EXERCISE OBJECTIVE:
Copy everything in the listing below word for word, apart from any images.

★ ★ ★ ★

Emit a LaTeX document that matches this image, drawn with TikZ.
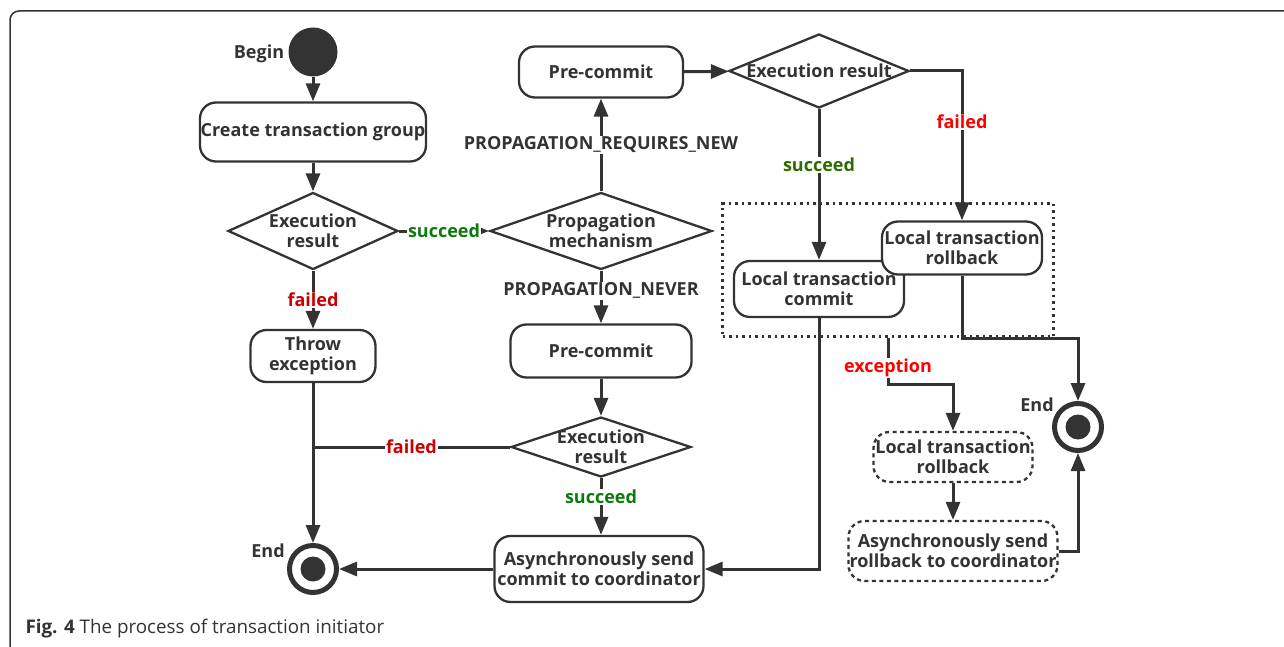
\documentclass[tikz,border=0pt]{standalone}
\usepackage{fontspec}
\setmainfont{Open Sans}
\usetikzlibrary{shapes.geometric,arrows.meta}
\definecolor{ink}{HTML}{333333}
\definecolor{faildark}{HTML}{CC0000}
\definecolor{failbright}{HTML}{FF0000}
\definecolor{okgreen}{HTML}{0A7A0A}
\definecolor{okolive}{HTML}{2E6B00}
\tikzset{
	txt/.style={font=\fontsize{18}{20}\selectfont\bfseries, text=ink, align=center},
	actbox/.style={txt, draw=ink, line width=2.3pt, rounded corners=16pt, fill=white, inner sep=0pt},
	dashbox/.style={actbox, dash pattern=on 4pt off 3.5pt},
	dotbox/.style={draw=ink, line width=2.4pt, dash pattern=on 2.5pt off 4pt, inner sep=0pt},
	decision/.style={diamond, draw=ink, line width=2.3pt, fill=white, inner sep=0pt},
	inside/.style={label={[txt]center:{#1}}},
	startdot/.style={circle, fill=ink, minimum size=49pt, inner sep=0pt},
	enddot/.style={circle, draw=ink, line width=5pt, fill=white, minimum size=47pt, inner sep=0pt,
		path picture={\fill[ink] (path picture bounding box.center) circle (12.5pt);}},
	conn/.style={draw=ink, line width=3pt, -{Triangle[length=18pt, width=14pt]}},
	wire/.style={draw=ink, line width=3pt},
	lbl/.style={txt, fill=white, inner sep=1pt},
}
\begin{document}
\begin{tikzpicture}[x=1pt, y=-1pt]
	\useasboundingbox (0,0) rectangle (1284,647);
	%frame and caption
	\draw[ink, line width=1.5pt, rounded corners=9pt] (10,11) rectangle (1300,655);
	\node[anchor=west, text=ink, font=\fontsize{18.8}{20}\selectfont] (caption) at (22,629) {\textbf{Fig. 4} The process of transaction initiator};
	
	%left column
	\node[startdot] (begin) at (313,52) {};
	\node[txt] (beginlbl) at (259,54) {Begin};
	\node[actbox, minimum width=226pt, minimum height=59pt] (create) at (313,132) {Create transaction group};
	\node[decision, minimum width=170pt, minimum height=77pt, inside={Execution\\result}] (ex1) at (313,231) {};
	\node[actbox, minimum width=125pt, minimum height=52pt] (throw) at (313,356) {Throw\\exception};
	\node[enddot] (end1) at (313,569) {};
	\node[txt] (end1lbl) at (268,551) {End};
	
	%middle column
	\node[decision, minimum width=222pt, minimum height=77pt, inside={Propagation\\mechanism}] (prop) at (601,231) {};
	\node[actbox, minimum width=164pt, minimum height=51pt] (pre1) at (601,72) {Pre-commit};
	\node[actbox, minimum width=181pt, minimum height=53pt] (pre2) at (601,351) {Pre-commit};
	\node[decision, minimum width=180pt, minimum height=60pt, inside={Execution\\result}] (ex3) at (601,447) {};
	\node[actbox, minimum width=209pt, minimum height=66pt] (ac) at (599,569) {Asynchronously send\\commit to coordinator};
	
	%right column
	\node[decision, minimum width=180pt, minimum height=74pt, inside={Execution result}] (ex2) at (819,71) {};
	\node[dotbox, minimum width=331pt, minimum height=133pt] (grp) at (888,270) {};
	\node[actbox, minimum width=170pt, minimum height=56pt] (cm) at (819,289) {Local transaction\\commit};
	\node[actbox, minimum width=160pt, minimum height=53pt] (rb) at (962,248) {Local transaction\\rollback};
	\node[dashbox, minimum width=159pt, minimum height=50pt] (lrb) at (953,457) {Local transaction\\rollback};
	\node[dashbox, minimum width=209pt, minimum height=60pt] (arb) at (953,551) {Asynchronously send\\rollback to coordinator};
	\node[enddot] (end2) at (1078,427) {};
	\node[txt] (end2lbl) at (1037,405) {End};
	\coordinate (rbturn) at (1078,338);
	\coordinate (exbend) at (953,384);
	
	%connectors
	\draw[conn] (begin) -- (create);
	\draw[conn] (create) -- (ex1);
	\draw[conn] (ex1) -- node[lbl, text=faildark]{failed} (throw);
	\draw[conn] (throw) -- (end1);
	\draw[conn] (ex1) -- node[lbl, text=okgreen]{succeed} (prop);
	\draw[conn] (prop) -- node[lbl]{PROPAGATION\_REQUIRES\_NEW} (pre1);
	\draw[conn] (prop) -- node[lbl, pos=0.38]{PROPAGATION\_NEVER} (pre2);
	\draw[conn] (pre2) -- (ex3);
	\draw[conn] (ex3.south) -- node[lbl, pos=0.33, text=okgreen]{succeed} (ex3.south |- ac.north);
	\draw[wire] (ex3.west) -- node[lbl, text=faildark]{failed} (ex3.west -| throw);
	\draw[conn] (ac) -- (end1);
	\draw[conn] (pre1) -- (ex2);
	\draw[conn] (ex2) -- node[lbl, pos=0.37, text=okolive]{succeed} (cm);
	\draw[conn] (ex2.east) -| node[lbl, pos=0.67, text=failbright]{failed} (rb);
	\draw[conn] (cm.south) |- (ac.east);
	\draw[conn] (rb.south) |- (rbturn) -- (end2);
	\draw[conn] (grp.south) |- node[lbl, pos=0.33, text=failbright]{exception} (exbend) -- (lrb);
	\draw[conn] (lrb) -- (arb);
	\draw[conn] (arb.east) -| (end2);
\end{tikzpicture}
\end{document}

★ ★ ★ ★

ANSWER BELOW:
Emit a LaTeX document that matches this image, drawn with TikZ.
\documentclass[tikz,border=0pt]{standalone}
\usepackage{fontspec}
\setmainfont{Open Sans}
\usetikzlibrary{shapes.geometric,arrows.meta}
\definecolor{ink}{HTML}{333333}
\definecolor{faildark}{HTML}{CC0000}
\definecolor{failbright}{HTML}{FF0000}
\definecolor{okgreen}{HTML}{0A7A0A}
\definecolor{okolive}{HTML}{2E6B00}
\tikzset{
	txt/.style={font=\fontsize{18}{20}\selectfont\bfseries, text=ink, align=center},
	actbox/.style={txt, draw=ink, line width=2.3pt, rounded corners=16pt, fill=white, inner sep=0pt},
	dashbox/.style={actbox, dash pattern=on 4pt off 3.5pt},
	dotbox/.style={draw=ink, line width=2.4pt, dash pattern=on 2.5pt off 4pt, inner sep=0pt},
	decision/.style={diamond, draw=ink, line width=2.3pt, fill=white, inner sep=0pt},
	inside/.style={label={[txt]center:{#1}}},
	startdot/.style={circle, fill=ink, minimum size=49pt, inner sep=0pt},
	enddot/.style={circle, draw=ink, line width=5pt, fill=white, minimum size=47pt, inner sep=0pt,
		path picture={\fill[ink] (path picture bounding box.center) circle (12.5pt);}},
	conn/.style={draw=ink, line width=3pt, -{Triangle[length=18pt, width=14pt]}},
	wire/.style={draw=ink, line width=3pt},
	lbl/.style={txt, fill=white, inner sep=1pt},
}
\begin{document}
\begin{tikzpicture}[x=1pt, y=-1pt]
	\useasboundingbox (0,0) rectangle (1284,647);
	%frame and caption
	\draw[ink, line width=1.5pt, rounded corners=9pt] (10,11) rectangle (1300,655);
	\node[anchor=west, text=ink, font=\fontsize{18.8}{20}\selectfont] (caption) at (22,629) {\textbf{Fig. 4} The process of transaction initiator};
	
	%left column
	\node[startdot] (begin) at (313,52) {};
	\node[txt] (beginlbl) at (259,54) {Begin};
	\node[actbox, minimum width=226pt, minimum height=59pt] (create) at (313,132) {Create transaction group};
	\node[decision, minimum width=170pt, minimum height=77pt, inside={Execution\\result}] (ex1) at (313,231) {};
	\node[actbox, minimum width=125pt, minimum height=52pt] (throw) at (313,356) {Throw\\exception};
	\node[enddot] (end1) at (313,569) {};
	\node[txt] (end1lbl) at (268,551) {End};
	
	%middle column
	\node[decision, minimum width=222pt, minimum height=77pt, inside={Propagation\\mechanism}] (prop) at (601,231) {};
	\node[actbox, minimum width=164pt, minimum height=51pt] (pre1) at (601,72) {Pre-commit};
	\node[actbox, minimum width=181pt, minimum height=53pt] (pre2) at (601,351) {Pre-commit};
	\node[decision, minimum width=180pt, minimum height=60pt, inside={Execution\\result}] (ex3) at (601,447) {};
	\node[actbox, minimum width=209pt, minimum height=66pt] (ac) at (599,569) {Asynchronously send\\commit to coordinator};
	
	%right column
	\node[decision, minimum width=180pt, minimum height=74pt, inside={Execution result}] (ex2) at (819,71) {};
	\node[dotbox, minimum width=331pt, minimum height=133pt] (grp) at (888,270) {};
	\node[actbox, minimum width=170pt, minimum height=56pt] (cm) at (819,289) {Local transaction\\commit};
	\node[actbox, minimum width=160pt, minimum height=53pt] (rb) at (962,248) {Local transaction\\rollback};
	\node[dashbox, minimum width=159pt, minimum height=50pt] (lrb) at (953,457) {Local transaction\\rollback};
	\node[dashbox, minimum width=209pt, minimum height=60pt] (arb) at (953,551) {Asynchronously send\\rollback to coordinator};
	\node[enddot] (end2) at (1078,427) {};
	\node[txt] (end2lbl) at (1037,405) {End};
	\coordinate (rbturn) at (1078,338);
	\coordinate (exbend) at (953,384);
	
	%connectors
	\draw[conn] (begin) -- (create);
	\draw[conn] (create) -- (ex1);
	\draw[conn] (ex1) -- node[lbl, text=faildark]{failed} (throw);
	\draw[conn] (throw) -- (end1);
	\draw[conn] (ex1) -- node[lbl, text=okgreen]{succeed} (prop);
	\draw[conn] (prop) -- node[lbl]{PROPAGATION\_REQUIRES\_NEW} (pre1);
	\draw[conn] (prop) -- node[lbl, pos=0.38]{PROPAGATION\_NEVER} (pre2);
	\draw[conn] (pre2) -- (ex3);
	\draw[conn] (ex3.south) -- node[lbl, pos=0.33, text=okgreen]{succeed} (ex3.south |- ac.north);
	\draw[wire] (ex3.west) -- node[lbl, text=faildark]{failed} (ex3.west -| throw);
	\draw[conn] (ac) -- (end1);
	\draw[conn] (pre1) -- (ex2);
	\draw[conn] (ex2) -- node[lbl, pos=0.37, text=okolive]{succeed} (cm);
	\draw[conn] (ex2.east) -| node[lbl, pos=0.67, text=failbright]{failed} (rb);
	\draw[conn] (cm.south) |- (ac.east);
	\draw[conn] (rb.south) |- (rbturn) -- (end2);
	\draw[conn] (grp.south) |- node[lbl, pos=0.33, text=failbright]{exception} (exbend) -- (lrb);
	\draw[conn] (lrb) -- (arb);
	\draw[conn] (arb.east) -| (end2);
\end{tikzpicture}
\end{document}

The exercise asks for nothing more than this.